In line with the series of guidelines issued by the Acting General Counsel over the past year, the NLRB has announced its first formal ruling on social media policies, finding that the social media policy of Costco Wholesale Corp. is unlawful because it broadly prohibits online comments “that damage the Company, defame any individual or damage any person’s reputation, or violate the policies” in the employer’s handbook. 358 NLRB No. 106. The case represents the first ruling by the Board on the legality of social media policies, and follows the Acting General Counsel’s admonition that overbroad policy statements will be held unlawful.

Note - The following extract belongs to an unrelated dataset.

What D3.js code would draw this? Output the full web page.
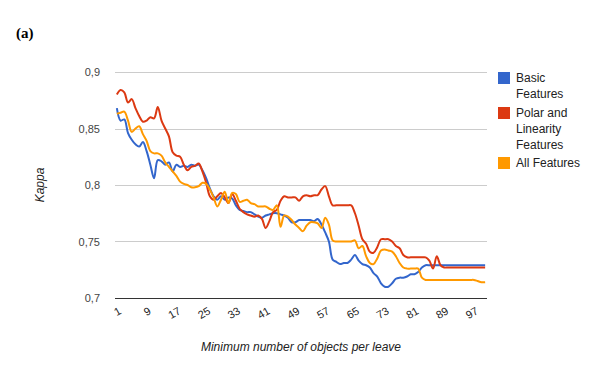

The Board observed in its opinion that in the absence of a disclaimer notifying employees that the rule is not intended to restrict the right to engage in protected concerted activities, the broad prohibition on comments that might “damage the Company” is overbroad and unlawful because “employees would reasonably conclude that the rule requires them to refrain from engaging in” communications that are critical of the company or its supervisors despite the fact that the policy does not appear to address or prohibit critical comments about the company. In this respect, the opinion appears to reflect the Board’s approach that policy statements will be judged not by what they purport to prohibit, but by whether employees could reasonably construe them as restricting their right to communicate about terms and conditions of employment. The Board observed that context matters, however, suggesting that employers might avoid liability by inserting appropriate disclaimers in their social media policies or by tying the prohibition to specific examples of egregious conduct such as the use of profane language, abusive or unlawful statements, or comments reflecting sexual or racial harassment.

The Costco opinion highlights the fact that overbroad social media policy restrictions on negative comments will be found to be unlawful by the Board, and that imposing discipline for making such comments might expose employers to unfair labor practice charges – even for non-union workforces – and the potential for wrongful termination claims. As referenced above, some of this risk can be managed by avoiding using overly broad restrictions, by carefully wording your policy to specifically notify employees that their protected rights are not encompassed by the policy restrictions, and by including examples of prohibited activity to provide context to the restrictions imposed. As have the prior guideline memoranda from the Acting General Counsel, this ruling provides a reminder that all businesses should reevaluate both the language and impact of their internet/social media policies with an eye towards these potential areas of risk.